◆ **Dataset section**
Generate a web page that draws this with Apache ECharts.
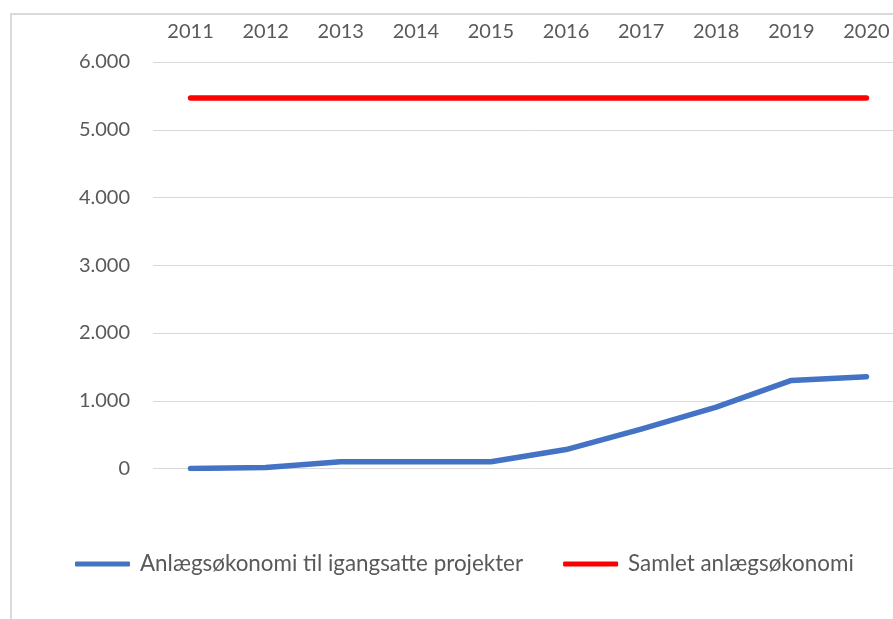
<!DOCTYPE html>
<html>
<head>
<meta charset="utf-8">
<script src="https://cdn.jsdelivr.net/npm/echarts@6/dist/echarts.min.js"></script>
<style>
  html, body { margin: 0; padding: 0; background: #fff; overflow: hidden; }
  #chart { width: 904px; height: 619px; }
</style>
</head>
<body>
<div id="chart"></div>
<script>
let years = ['2011', '2012', '2013', '2014', '2015', '2016', '2017', '2018', '2019', '2020']
let igangsatte = [0, 15, 100, 100, 100, 280, 580, 905, 1300, 1355]
let samlet = [5470, 5470, 5470, 5470, 5470, 5470, 5470, 5470, 5470, 5470]
let yTicks = [0, 1000, 2000, 3000, 4000, 5000, 6000]

let names = ['Anlægsøkonomi til igangsatte projekter', 'Samlet anlægsøkonomi']
let txt = '#595959'
let font = 'Lato'

function fmt(v) {
    // dansk tusindtalsseparator
    return String(v).replace(/\B(?=(\d{3})+(?!\d))/g, '.')
}

var myChart = echarts.init(document.getElementById('chart'))
var option = {
    animation: false,
    backgroundColor: '#fff',
    graphic: [{
        type: 'rect',
        shape: { x: 11, y: 14, width: 1000, height: 1000 },
        style: { fill: 'none', stroke: '#d9d9d9', lineWidth: 2 },
        silent: true
    }],
    grid: {
        left: 153,
        right: 0,
        top: 62,
        bottom: 150.5
    },
    xAxis: {
        type: 'category',
        position: 'top',
        data: years,
        boundaryGap: true,
        axisLine: { show: false },
        axisTick: { show: false },
        axisLabel: { color: txt, fontFamily: font, fontSize: 20, margin: 20 }
    },
    yAxis: {
        type: 'value',
        min: yTicks[0],
        max: yTicks[yTicks.length - 1],
        interval: 1000,
        axisLine: { show: false },
        axisTick: { show: false },
        axisLabel: {
            color: txt, fontFamily: font, fontSize: 20, margin: 23,
            formatter: fmt
        },
        splitLine: { lineStyle: { color: '#d9d9d9', width: 1 } }
    },
    legend: {
        bottom: 39,
        left: 70,
        itemWidth: 55,
        itemHeight: 5,
        itemGap: 40,
        icon: 'roundRect',
        textStyle: { color: txt, fontFamily: font, fontSize: 22.4, padding: [0, 0, 0, 5] },
        data: names
    },
    series: [
        {
            name: names[0],
            type: 'line',
            data: igangsatte,
            showSymbol: false,
            symbol: 'none',
            color: '#4472c4',
            lineStyle: { width: 5.5, cap: 'round', join: 'round' }
        },
        {
            name: names[1],
            type: 'line',
            data: samlet,
            showSymbol: false,
            symbol: 'none',
            color: '#ff0000',
            lineStyle: { width: 5.5, cap: 'round', join: 'round' }
        }
    ]
}
myChart.setOption(option)
</script>
</body>
</html>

◆ **Required work**
Repeat the material verbatim. Do not carry over any picture.

◆ **Finished answer**
Generate a web page that draws this with Apache ECharts.
<!DOCTYPE html>
<html>
<head>
<meta charset="utf-8">
<script src="https://cdn.jsdelivr.net/npm/echarts@6/dist/echarts.min.js"></script>
<style>
  html, body { margin: 0; padding: 0; background: #fff; overflow: hidden; }
  #chart { width: 904px; height: 619px; }
</style>
</head>
<body>
<div id="chart"></div>
<script>
let years = ['2011', '2012', '2013', '2014', '2015', '2016', '2017', '2018', '2019', '2020']
let igangsatte = [0, 15, 100, 100, 100, 280, 580, 905, 1300, 1355]
let samlet = [5470, 5470, 5470, 5470, 5470, 5470, 5470, 5470, 5470, 5470]
let yTicks = [0, 1000, 2000, 3000, 4000, 5000, 6000]

let names = ['Anlægsøkonomi til igangsatte projekter', 'Samlet anlægsøkonomi']
let txt = '#595959'
let font = 'Lato'

function fmt(v) {
    // dansk tusindtalsseparator
    return String(v).replace(/\B(?=(\d{3})+(?!\d))/g, '.')
}

var myChart = echarts.init(document.getElementById('chart'))
var option = {
    animation: false,
    backgroundColor: '#fff',
    graphic: [{
        type: 'rect',
        shape: { x: 11, y: 14, width: 1000, height: 1000 },
        style: { fill: 'none', stroke: '#d9d9d9', lineWidth: 2 },
        silent: true
    }],
    grid: {
        left: 153,
        right: 0,
        top: 62,
        bottom: 150.5
    },
    xAxis: {
        type: 'category',
        position: 'top',
        data: years,
        boundaryGap: true,
        axisLine: { show: false },
        axisTick: { show: false },
        axisLabel: { color: txt, fontFamily: font, fontSize: 20, margin: 20 }
    },
    yAxis: {
        type: 'value',
        min: yTicks[0],
        max: yTicks[yTicks.length - 1],
        interval: 1000,
        axisLine: { show: false },
        axisTick: { show: false },
        axisLabel: {
            color: txt, fontFamily: font, fontSize: 20, margin: 23,
            formatter: fmt
        },
        splitLine: { lineStyle: { color: '#d9d9d9', width: 1 } }
    },
    legend: {
        bottom: 39,
        left: 70,
        itemWidth: 55,
        itemHeight: 5,
        itemGap: 40,
        icon: 'roundRect',
        textStyle: { color: txt, fontFamily: font, fontSize: 22.4, padding: [0, 0, 0, 5] },
        data: names
    },
    series: [
        {
            name: names[0],
            type: 'line',
            data: igangsatte,
            showSymbol: false,
            symbol: 'none',
            color: '#4472c4',
            lineStyle: { width: 5.5, cap: 'round', join: 'round' }
        },
        {
            name: names[1],
            type: 'line',
            data: samlet,
            showSymbol: false,
            symbol: 'none',
            color: '#ff0000',
            lineStyle: { width: 5.5, cap: 'round', join: 'round' }
        }
    ]
}
myChart.setOption(option)
</script>
</body>
</html>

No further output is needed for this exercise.